You don't have to worry about it. Anymore. Until the next one. Right?
Yeah. This sense of freedom is something alright. It comes with guilt. So I start over analyzing it. I cry and get angry at myself.
Then I hear and see others react over their own dealings in the same light and I think thank God I'm not like that. So I learn from others and myself to mold my own path. I take what I feel, what I see and hear and throw bread crumbs on the ground to hopefully find my way back. If I want to.
I don't think I want to go back - I will glance around. But no.
I have others look at me square in the eye and say; "I get it." Meaning you have to be strong. Tall. Not afraid to cry. And laugh.
I have one friend who has given me a key. A new key to unlock a new door. He doesn't know it. He gave me my first guilt trip for having a good time. It was a weekend of full on laughter. I am his biggest cheerleader - think of the Will Ferrell and Cheri Oteri skit from SNL. He's tall and I am short. So I wear high heels around him.
I call him from the parking lot.
I have another friend that has been with me every step but from hundreds of miles away. We've cried, talked and he told me he put the memory in the icebox. His wife told me too. I don't get it why but maybe a frozen in time thing? We are more like Gracie Allen and George Burns.
I call him Bubba.
Friendships have changed and evolved - come and gone. Friends who once didn't understand my present past - but now get it. That is probably my biggest validation or gift.
I only speak to one friend of the memory and I feel bad about that. But is it really a bad thing?

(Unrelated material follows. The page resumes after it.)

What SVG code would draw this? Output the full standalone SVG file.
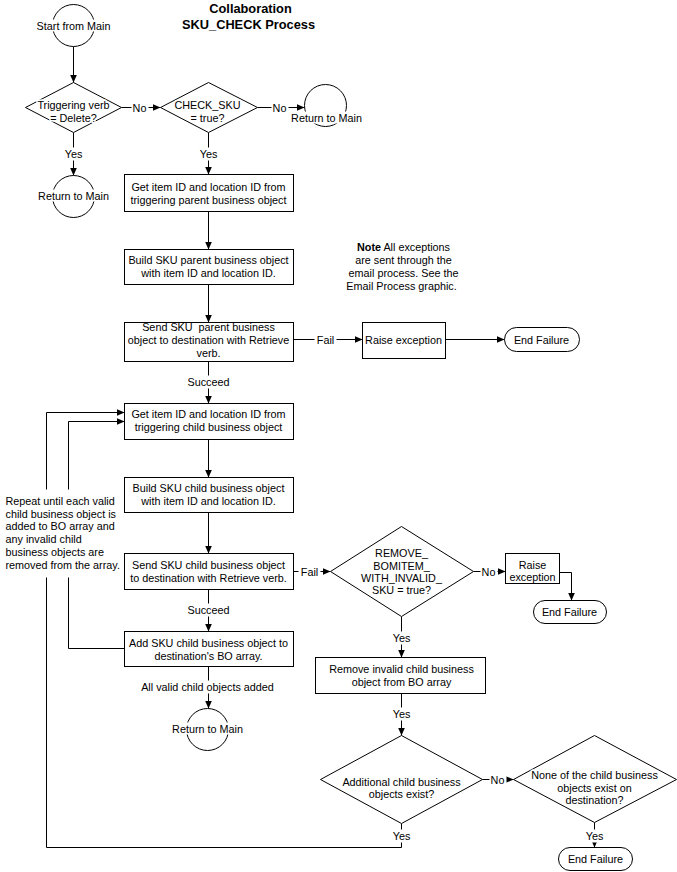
<svg xmlns="http://www.w3.org/2000/svg" width="677" height="872" viewBox="0 0 677 872">
<defs>
<marker id="ah" viewBox="0 0 8 7" refX="8" refY="3.5" markerWidth="8" markerHeight="7" markerUnits="userSpaceOnUse" orient="auto">
<path d="M0,0 L8,3.5 L0,7 z" fill="#000"/>
</marker>
<style>
.n{fill:#fff;stroke:#000;stroke-width:1}
.c{fill:none;stroke:#000;stroke-width:1;marker-end:url(#ah)}
.t{font-family:"Liberation Sans",Arial,sans-serif;font-size:10.8px;text-anchor:middle;fill:#000}
.h{stroke:#fff;stroke-width:3;paint-order:stroke;stroke-linejoin:round}
.l{text-anchor:start}
.bg{fill:#fff;stroke:none}
.ti{font-family:"Liberation Sans",Arial,sans-serif;font-size:12.8px;font-weight:bold;text-anchor:middle;fill:#000}
</style>
</defs>
<rect width="677" height="872" fill="#fff"/>
<g transform="translate(0.5 0.5)">
<g id="title">
<text class="ti" x="250" y="12">Collaboration</text>
<text class="ti" x="248" y="28">SKU_CHECK Process</text>
</g>
<g id="connectors">
<path class="c" d="M73,46 V82"/>
<path class="c" d="M121,107 H160"/>
<path class="c" d="M257,107 H304"/>
<path class="c" d="M73,132 V175"/>
<path class="c" d="M208,132 V174"/>
<path class="c" d="M208,211 V249"/>
<path class="c" d="M208,284 V322"/>
<path class="c" d="M293,339 H362"/>
<path class="c" d="M445,339 H504"/>
<path class="c" d="M208,361 V403"/>
<path class="c" d="M208,439 V477"/>
<path class="c" d="M208,512 V553"/>
<path class="c" d="M293,571 H330"/>
<path class="c" d="M208,589 V631"/>
<path class="c" d="M208,666 V708"/>
<path class="c" d="M473,571 H505"/>
<path class="c" d="M559,572 H571 V600"/>
<path class="c" d="M401,616 V657"/>
<path class="c" d="M401,693 V735"/>
<path class="c" d="M482,779 H513"/>
<path class="c" d="M594,822 V847"/>
<path class="c" d="M401,823 V847 H46 V412 H124"/>
<path class="c" d="M124,648 H68 V421 H124"/>
<g id="connector-labels">
<rect class="bg" x="131" y="101" width="17" height="12"/><text class="t" x="139" y="111">No</text>
<rect class="bg" x="271" y="101" width="17" height="12"/><text class="t" x="279" y="111">No</text>
<rect class="bg" x="62" y="147" width="22" height="13"/><text class="t" x="73" y="157">Yes</text>
<rect class="bg" x="197" y="147" width="22" height="13"/><text class="t" x="208" y="157">Yes</text>
<rect class="bg" x="314" y="333" width="22" height="12"/><text class="t" x="325" y="343">Fail</text>
<rect class="bg" x="186" y="375" width="44" height="13"/><text class="t" x="208" y="385">Succeed</text>
<rect class="bg" x="298" y="565" width="22" height="12"/><text class="t" x="309" y="575">Fail</text>
<rect class="bg" x="480" y="565" width="17" height="12"/><text class="t" x="488" y="575">No</text>
<rect class="bg" x="390" y="631" width="22" height="13"/><text class="t" x="401" y="641">Yes</text>
<rect class="bg" x="186" y="603" width="44" height="13"/><text class="t" x="208" y="613">Succeed</text>
<rect class="bg" x="137" y="680" width="140" height="13"/><text class="t" x="207" y="690">All valid child objects added</text>
<rect class="bg" x="390" y="707" width="22" height="13"/><text class="t" x="401" y="717">Yes</text>
<rect class="bg" x="489" y="773" width="17" height="12"/><text class="t" x="497" y="783">No</text>
<rect class="bg" x="390" y="829" width="22" height="13"/><text class="t" x="401" y="839">Yes</text>
<rect class="bg" x="583" y="829" width="22" height="13"/><text class="t" x="594" y="839">Yes</text>
</g>
<g id="loop-label">
<rect class="bg" x="3" y="489" width="120" height="88"/>
<text class="t l" x="5" y="504">Repeat until each valid</text>
<text class="t l" x="5" y="517">child business object is</text>
<text class="t l" x="5" y="529">added to BO array and</text>
<text class="t l" x="5" y="542">any invalid child</text>
<text class="t l" x="5" y="555">business objects are</text>
<text class="t l" x="5" y="568">removed from the array.</text>
</g>
</g>
<g id="start">
<circle class="n" cx="73" cy="25" r="21"/>
<rect class="bg" x="35" y="19" width="76" height="12"/>
<text class="t" x="73" y="29">Start from Main</text>
</g>
<g id="d-trigger">
<polygon class="n" points="25,107 73,82 121,107 73,132"/>
<text class="t h" x="73" y="108">Triggering verb</text>
<text class="t h" x="73" y="121">= Delete?</text>
</g>
<g id="d-checksku">
<polygon class="n" points="160,107 208,82 257,107 208,132"/>
<text class="t h" x="207" y="108">CHECK_SKU</text>
<text class="t h" x="207" y="121">= true?</text>
</g>
<g id="return1">
<circle class="n" cx="325" cy="105" r="21"/>
<rect class="bg" x="290" y="111" width="72" height="12"/>
<text class="t" x="326" y="121">Return to Main</text>
</g>
<g id="return2">
<circle class="n" cx="73" cy="196" r="21"/>
<rect class="bg" x="37" y="189" width="72" height="12"/>
<text class="t" x="73" y="199">Return to Main</text>
</g>
<g id="b-get-parent">
<rect class="n" x="124" y="174" width="169" height="37"/>
<text class="t" x="208" y="190">Get item ID and location ID from</text>
<text class="t" x="208" y="203">triggering parent business object</text>
</g>
<g id="b-build-parent">
<rect class="n" x="124" y="249" width="169" height="35"/>
<text class="t" x="208" y="263">Build SKU parent business object</text>
<text class="t" x="208" y="276">with item ID and location ID.</text>
</g>
<g id="b-send-parent">
<rect class="n" x="124" y="322" width="169" height="39"/>
<text class="t" x="208" y="330" xml:space="preserve">Send SKU  parent business</text>
<text class="t" x="208" y="343">object to destination with Retrieve</text>
<text class="t" x="208" y="356">verb.</text>
</g>
<g id="raise1">
<rect class="n" x="362" y="322" width="83" height="36"/>
<text class="t" x="403" y="343">Raise exception</text>
</g>
<g id="end1">
<rect class="n" x="504" y="327" width="75" height="24" rx="12" ry="12"/>
<text class="t" x="541" y="343">End Failure</text>
</g>
<g id="note">
<text class="t" x="403" y="250"><tspan font-weight="bold">Note</tspan> All exceptions</text>
<text class="t" x="403" y="263">are sent through the</text>
<text class="t" x="403" y="276">email process. See the</text>
<text class="t" x="401" y="289">Email Process graphic.</text>
</g>
<g id="b-get-child">
<rect class="n" x="124" y="403" width="169" height="36"/>
<text class="t" x="208" y="417">Get item ID and location ID from</text>
<text class="t" x="208" y="430">triggering child business object</text>
</g>
<g id="b-build-child">
<rect class="n" x="124" y="477" width="169" height="35"/>
<text class="t" x="208" y="491">Build SKU child business object</text>
<text class="t" x="208" y="504">with item ID and location ID.</text>
</g>
<g id="b-send-child">
<rect class="n" x="124" y="553" width="169" height="36"/>
<text class="t" x="208" y="568">Send SKU child business object</text>
<text class="t" x="208" y="581">to destination with Retrieve verb.</text>
</g>
<g id="b-add-child">
<rect class="n" x="124" y="631" width="169" height="35"/>
<text class="t" x="208" y="646">Add SKU child business object to</text>
<text class="t" x="208" y="659">destination's BO array.</text>
</g>
<g id="return3">
<circle class="n" cx="207" cy="729" r="21"/>
<rect class="bg" x="171" y="722" width="72" height="12"/>
<text class="t" x="207" y="732">Return to Main</text>
</g>
<g id="d-remove">
<polygon class="n" points="330,571 401,526 473,571 401,616"/>
<text class="t h" x="401" y="556">REMOVE_</text>
<text class="t h" x="401" y="569">BOMITEM_</text>
<text class="t h" x="401" y="581">WITH_INVALID_</text>
<text class="t h" x="401" y="593">SKU = true?</text>
</g>
<g id="raise2">
<rect class="n" x="505" y="553" width="54" height="30"/>
<text class="t" x="532" y="568">Raise</text>
<text class="t" x="532" y="580">exception</text>
</g>
<g id="end2">
<rect class="n" x="533" y="600" width="73" height="23" rx="11.5" ry="11.5"/>
<text class="t" x="569" y="615">End Failure</text>
</g>
<g id="b-remove">
<rect class="n" x="315" y="657" width="170" height="36"/>
<text class="t" x="401" y="672">Remove invalid child business</text>
<text class="t" x="401" y="685">object from BO array</text>
</g>
<g id="d-additional">
<polygon class="n" points="320,779 401,735 482,779 401,823"/>
<text class="t h" x="401" y="785">Additional child business</text>
<text class="t h" x="401" y="797">objects exist?</text>
</g>
<g id="d-none">
<polygon class="n" points="513,779 594,735 676,779 594,822"/>
<text class="t h" x="594" y="778">None of the child business</text>
<text class="t h" x="594" y="791">objects exist on</text>
<text class="t h" x="594" y="803">destination?</text>
</g>
<g id="end3">
<rect class="n" x="558" y="847" width="74" height="23" rx="11.5" ry="11.5"/>
<text class="t" x="595" y="862">End Failure</text>
</g>
</g>
</svg>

I have few local friends that I can call. They are new. My old friends are there, but not around. Maybe were never a friend. Just someone I knew in passing. It's hard to start over with stuff. Some things are the same, some are brand new, but always evolving. I don't know if I will get over it but I will get through it. I love the feeling of being. I used to love routine. Now I can only wait and see.
As my sister friend said one night, we are given a gift to be happy again.
I have a list of things that we wanted to do that has now turned into what I want to do. So if I looked like I am shopping a lot. I am. It's called Retail Therapy.